Provide Feedback to Enhance Team Performance

Here are some steps for providing effective feedback that, if done correctly and consistently, will move your team members to a higher level of productivity and effectiveness. The key is that you need to be consistent or you won’t get results. Remember, you won’t see changes overnight. Change generally happens incrementally and not all at once.

There are six general rules for providing effective feedback.

1. State facts or observations you have noticed and your concern about this behaviour.

2. Explain the impact the negative behaviour has on you.

3. Ask for the other person to explain their view of the situation and use as many questions or question-like statements as possible to get their perspective. Example: “I’d like to understand what caused you to cut Jim off so many times.” “Please tell me more…” “How do you think it made Jim feel?”

4. Once the employee understands the impact their behaviour has on their performance and others around them, coach the person to their own solution. Example: “So what technique could you use that will stop you from interrupting?” “What else could you use?”

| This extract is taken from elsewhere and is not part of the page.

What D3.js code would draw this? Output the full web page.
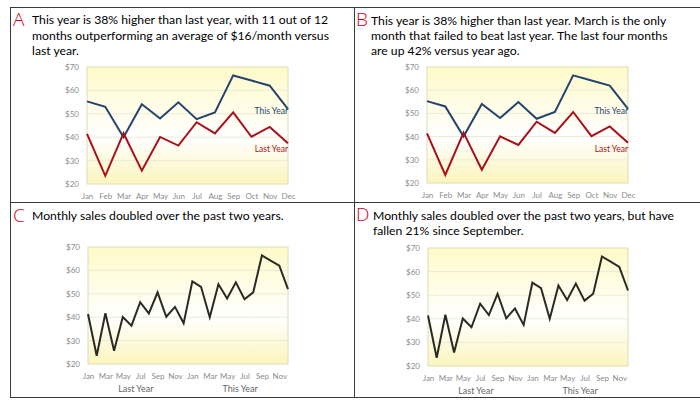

5. Get commitment on a SMART Goal from the employee. A SMART Goal is a Specific, Measurable, Achievable, Realistic, and Time bound goal. Example: “What solutions are you committed to trying?” “When will you try it?” “How will you know that you have been successful”

6. Set a specific time for a follow-up discussion.

Now that you know the steps for effective feedback, when are you going to start the process? The sooner you start, the sooner your team will become more productive and effective. And this means greater profits and a more engaged workforce.

Key Points

• The roles of team member must be identified to build a cohesive team structure and allow cooperative interaction among team members

• Achievements and contributions to the team objectives by team members must be recognised, acknowledged

• Conflict should be recognised and responded to positively within team

• Feedback is essential to enhance team performance.